In case anyone's wondering, I have massive issues with people considering Jane Austen's writing to be so completely "feminist" as well. I find her to be nothing of the sort.


쏘냐 said...

Okay because I was thinking about giving Hemingway another chance despite Catherine Barkley single-handedly making me despise second semester of sophomore year of high school English. But I couldn't come up with a good reason. I'll stick to short stories... I've only read Hills Like White Elephants but I can't remember having a problem with it.

Blogging still makes me nervous.

Helena said...

We read A Farewell to Arms for book club just a couple of months ago. The girl who picked it is actually Korean, and picked Catherine for her English name. She said it was inspired by Catherine from Wuthering Heights, but I couldn't help noticing this Catherine has the same name. I mentioned to her that I wouldn't really recommend either one of them as a role model.

I'm no Picasso said...

Sonia: Read A Moveable Feast, if you really want to go for the longer stuff. Also, the short stories are really quite beautiful. Occasionally you hit on one that's like.... what did I just read? But when it hits you, it really hits you.

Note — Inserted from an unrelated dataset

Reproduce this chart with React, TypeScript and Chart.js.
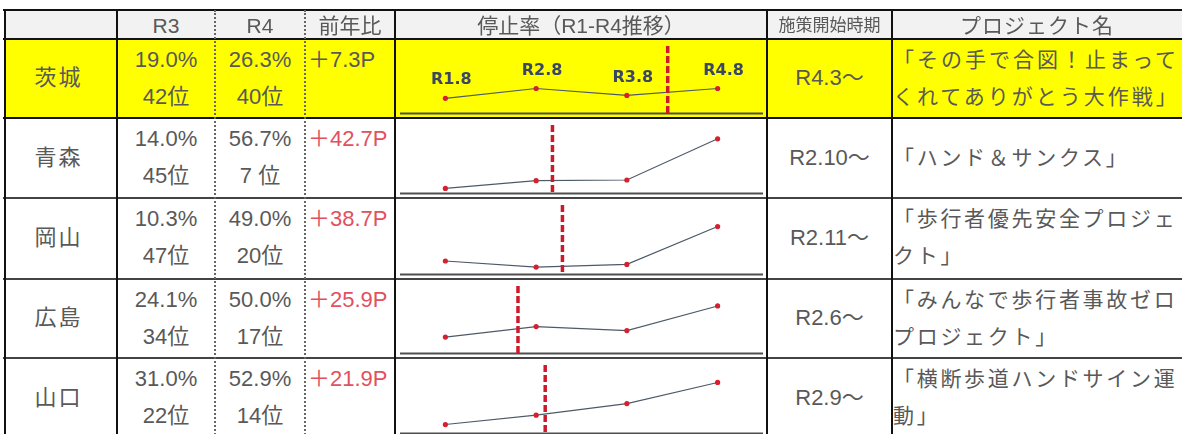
import React, { useEffect, useRef } from "react";
import { Chart, registerables } from "chart.js";

Chart.register(...registerables);

// ---- data ----
const prefectures = ["茨城", "青森", "岡山", "広島", "山口"];
const stopRateR1 = [16.0, 5.3, 13.8, 17.3, 9.3];
const stopRateR2 = [26.3, 13.3, 7.6, 28.3, 19.0];
const stopRateR3 = [19.0, 14.0, 10.3, 24.1, 31.0];
const stopRateR4 = [26.3, 56.7, 49.0, 50.0, 52.9];
const rankR3 = [42, 45, 47, 34, 22];
const rankR4 = [40, 7, 20, 17, 14];
const surveyLabels = ["R1.8", "R2.8", "R3.8", "R4.8"];
const startLabels = ["R4.3～", "R2.10～", "R2.11～", "R2.6～", "R2.9～"];
// campaign start, on the survey axis (0 = R1.8 … 3 = R4.8)
const startOnAxis = [2.45, 1.18, 1.29, 0.8, 1.1];
const projectLines = [
  ["「その手で合図！止まって", "くれてありがとう大作戦」"],
  ["「ハンド＆サンクス」"],
  ["「歩行者優先安全プロジェ", "クト」"],
  ["「みんなで歩行者事故ゼロ", "プロジェクト」"],
  ["「横断歩道ハンドサイン運", "動」"],
];
const headerLabels = ["", "R3", "R4", "前年比", "停止率（R1-R4推移）", "施策開始時期", "プロジェクト名"];

// ---- layout ----
const COLS = [4, 117, 215, 305, 395, 767, 892, 1182];
const ROWS = [10, 39, 118, 198, 279, 358, 438];
const LINE1 = 21;
const LINE2 = 58;
const FONT = "'Liberation Sans', 'Noto Sans CJK JP', sans-serif";
const TEXT = "#595959";
const RED = "#e2505f";
const Y_MAX = 71;

const baselinePlugin = {
  id: "baseline",
  beforeDatasetsDraw(chart: any) {
    const { ctx, chartArea: a } = chart;
    ctx.save();
    ctx.strokeStyle = "#4f4f4f";
    ctx.lineWidth = 2;
    ctx.beginPath();
    ctx.moveTo(a.left, a.bottom);
    ctx.lineTo(a.right, a.bottom);
    ctx.stroke();
    ctx.restore();
  },
};

const startLinePlugin = {
  id: "startLine",
  afterDatasetsDraw(chart: any, _args: any, opts: any) {
    const { ctx, chartArea: a, scales } = chart;
    const x = scales.x.getPixelForValue(opts.at);
    ctx.save();
    ctx.strokeStyle = "#cc1a2a";
    ctx.lineWidth = 3.5;
    ctx.setLineDash([7, 3]);
    ctx.beginPath();
    ctx.moveTo(x, a.top);
    ctx.lineTo(x, a.bottom);
    ctx.stroke();
    ctx.restore();
  },
};

const pointLabelPlugin = {
  id: "pointLabels",
  afterDatasetsDraw(chart: any, _args: any, opts: any) {
    if (!opts.show) return;
    const { ctx } = chart;
    const meta = chart.getDatasetMeta(0);
    ctx.save();
    ctx.font = "bold 16px 'DejaVu Sans', sans-serif";
    ctx.fillStyle = "#3a4763";
    ctx.textAlign = "center";
    ctx.textBaseline = "middle";
    meta.data.forEach((pt: any, i: number) => {
      ctx.fillText(surveyLabels[i], pt.x + 6, pt.y - 18);
    });
    ctx.restore();
  },
};

function Sparkline({ row }: { row: number }) {
  const ref = useRef<HTMLCanvasElement>(null);
  useEffect(() => {
    const values = [stopRateR1[row], stopRateR2[row], stopRateR3[row], stopRateR4[row]];
    const chart = new Chart(ref.current as HTMLCanvasElement, {
      type: "line",
      data: {
        labels: surveyLabels,
        datasets: [
          {
            data: values.map((y, i) => ({ x: i, y })),
            borderColor: "#4d5a68",
            borderWidth: 1.2,
            pointRadius: 2.6,
            pointBackgroundColor: "#d4202f",
            pointBorderWidth: 0,
            tension: 0,
          },
        ],
      },
      options: {
        animation: false,
        responsive: true,
        maintainAspectRatio: false,
        layout: { padding: { left: 4, right: 2, top: 7, bottom: 4.5 } },
        scales: {
          x: { type: "linear", min: -0.5, max: 3.5, display: false },
          y: { min: 0, max: Y_MAX, display: false },
        },
        plugins: {
          legend: { display: false },
          tooltip: { enabled: false },
          startLine: { at: startOnAxis[row] },
          pointLabels: { show: row === 0 },
        } as any,
      },
      plugins: [baselinePlugin, startLinePlugin, pointLabelPlugin],
    });
    return () => chart.destroy();
  }, [row]);
  const top = ROWS[row + 1];
  const h = ROWS[row + 2] - top;
  return (
    <div style={{ position: "absolute", left: COLS[4] + 1, top, width: COLS[5] - COLS[4] - 1, height: h }}>
      <canvas ref={ref} />
    </div>
  );
}

function Txt(props: {
  x: number;
  y: number;
  w?: number;
  align?: "left" | "center";
  size: number;
  color?: string;
  spacing?: number;
  children: React.ReactNode;
}) {
  const { x, y, w = 0, align = "center", size, color = TEXT, spacing = 0 } = props;
  const lh = size * 1.4;
  return (
    <div
      style={{
        position: "absolute",
        left: align === "center" ? x - w / 2 : x,
        width: align === "center" ? w : undefined,
        top: y - lh / 2,
        height: lh,
        lineHeight: `${lh}px`,
        fontSize: size,
        fontFamily: FONT,
        color,
        letterSpacing: spacing,
        textAlign: align,
        whiteSpace: "nowrap",
      }}
    >
      {props.children}
    </div>
  );
}

function HLine({ y, t = 2, color = "#111" }: { y: number; t?: number; color?: string }) {
  return (
    <div
      style={{ position: "absolute", left: COLS[0] - 1, width: COLS[7] - COLS[0] + 1, top: y - t / 2, height: t, background: color }}
    />
  );
}

function VLine({ x, t = 2, dotted = false, color = "#111" }: { x: number; t?: number; dotted?: boolean; color?: string }) {
  return (
    <div
      style={{
        position: "absolute",
        left: x - t / 2,
        top: ROWS[0],
        height: ROWS[6] - ROWS[0],
        width: dotted ? 0 : t,
        background: dotted ? undefined : color,
        borderLeft: dotted ? `${t}px dotted #666` : undefined,
      }}
    />
  );
}

export default function App() {
  const mid = (i: number) => (COLS[i] + COLS[i + 1]) / 2;
  const wid = (i: number) => COLS[i + 1] - COLS[i];
  return (
    <div style={{ position: "absolute", left: 0, top: 0, width: 1182, height: 434, overflow: "hidden", background: "#fff" }}>
      {/* backgrounds */}
      <div style={{ position: "absolute", left: COLS[0], top: ROWS[0], width: COLS[7] - COLS[0], height: ROWS[1] - ROWS[0], background: "#f2f2f2" }} />
      <div style={{ position: "absolute", left: COLS[0], top: ROWS[1], width: COLS[7] - COLS[0], height: ROWS[2] - ROWS[1], background: "#ffff00" }} />

      {/* trend charts */}
      {prefectures.map((_, r) => (
        <Sparkline key={r} row={r} />
      ))}

      {/* header */}
      {headerLabels.map((h, c) =>
        h ? (
          <Txt key={c} x={mid(c)} y={(ROWS[0] + ROWS[1]) / 2 + 1} w={wid(c)} size={c === 5 ? 17 : 21} spacing={c === 6 ? 1 : 0}>
            {h}
          </Txt>
        ) : null
      )}

      {/* body */}
      {prefectures.map((p, r) => {
        const top = ROWS[r + 1];
        const cy = (top + ROWS[r + 2]) / 2;
        const diff = (stopRateR4[r] - stopRateR3[r]).toFixed(1);
        const rank = (n: number) => (n < 10 ? `${n} 位` : `${n}位`);
        const lines = projectLines[r];
        return (
          <React.Fragment key={p}>
            <Txt x={mid(0) - 2} y={cy} w={wid(0)} size={22} spacing={2}>
              {p}
            </Txt>
            <Txt x={mid(1)} y={top + LINE1} w={wid(1)} size={22}>
              {stopRateR3[r].toFixed(1)}%
            </Txt>
            <Txt x={mid(1)} y={top + LINE2} w={wid(1)} size={22}>
              {rank(rankR3[r])}
            </Txt>
            <Txt x={mid(2)} y={top + LINE1} w={wid(2)} size={22}>
              {stopRateR4[r].toFixed(1)}%
            </Txt>
            <Txt x={mid(2)} y={top + LINE2} w={wid(2)} size={22}>
              {rank(rankR4[r])}
            </Txt>
            <Txt x={COLS[3] + 3} y={top + LINE1} align="left" size={22} color={r === 0 ? TEXT : RED}>
              {`＋${diff}P`}
            </Txt>
            <Txt x={mid(5)} y={cy} w={wid(5)} size={22}>
              {startLabels[r]}
            </Txt>
            {lines.map((line, k) => (
              <Txt
                key={k}
                x={COLS[6] + 1}
                y={lines.length === 1 ? cy : top + (k === 0 ? LINE1 : LINE2)}
                align="left"
                size={21}
                spacing={r === 0 ? 3 : 2.7}
              >
                {line}
              </Txt>
            ))}
          </React.Fragment>
        );
      })}

      {/* grid lines */}
      <HLine y={ROWS[0]} />
      <HLine y={ROWS[1]} />
      <HLine y={ROWS[2]} />
      <HLine y={ROWS[3]} color="#444" />
      <HLine y={ROWS[4]} color="#444" />
      <HLine y={ROWS[5]} color="#444" />
      <VLine x={COLS[0] + 1} />
      <VLine x={COLS[1]} />
      <VLine x={COLS[2]} dotted />
      <VLine x={COLS[3]} dotted />
      <VLine x={COLS[4]} t={1.5} />
      <VLine x={COLS[5]} />
      <VLine x={COLS[6]} />
    </div>
  );
}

Helena: I'm really glad to hear I'm not the only one who thinks that way. I get kicked around in a lot of literary conversations because I usually have some pretty serious problems with the female characters a lot of pop media likes to hold up as feminist examples. People somehow tend to turn the conversation into, "How can you criticize women that way!" When really it's about criticizing authors who create female characters who behave that way, because of their preconceived notions about what a female character has to be.

Turner said...

Different experiences with blogging about my company. First time, I was in Japan and they didn't renew my contract because of it (even with some positive things on the blog).

Mally said...

I'm a fan of historical fiction and I find that in most of the books from that time period there are only three types of female characters. Virtuous, villainous, frivolous. Even female authors seemed to mainly stick with those characterization of women. While Jane Austen's characters don't manage to escape those characterizations, I find them more entertaining than the other "virtuous" characters of that time. I've also observed the same three female characterization still exist in modern tv shows geared toward young women.

Gomushin Girl said...

The mistake is that people want to represent Jane and her creations as modern feminists, and radical in a way that they really weren't. I mean, I love her writing - I find it funny and witty and filled with three-dimensional women. It's not something you find in a lot of the contemporary literature. But Austen didn't really challenge the social and gender structure of the time. She lived within it and I think did a fantastic job of illuminating how it worked and even sometimes how it oppressed women, but some people want to pretend like she was out burning corsets and raging against the status quo instead of quietly living at home as a nice spinster of moderate means.
That said, I love Austen. Persuasion fills me with joy, and Emma is like unleashing unicorns, rainbows and sprinkles on my day.

I'm no Picasso said...

Gomushin Girl: Precisely. Precisely, precisely. I think a lot of people just get confused about Austen in general to begin with, because for some reason in their minds, old timey woman writer = feminist. But, let's face it -- she was pretty big on the "good, plain girls who keep the moral high ground and don't get too loud about it will get the man eventually" storyline. Which a lot of people still don't have a problem with on up to Hollywood blockbusters produced even today. Something about conventionally unattractive women not ending up unmarried is supposed to be the supreme height of empowerment, I guess. Not saying it's not good stuff sometimes. Just saying, it doesn't really take me to the top of the mountain the way it seems to some women.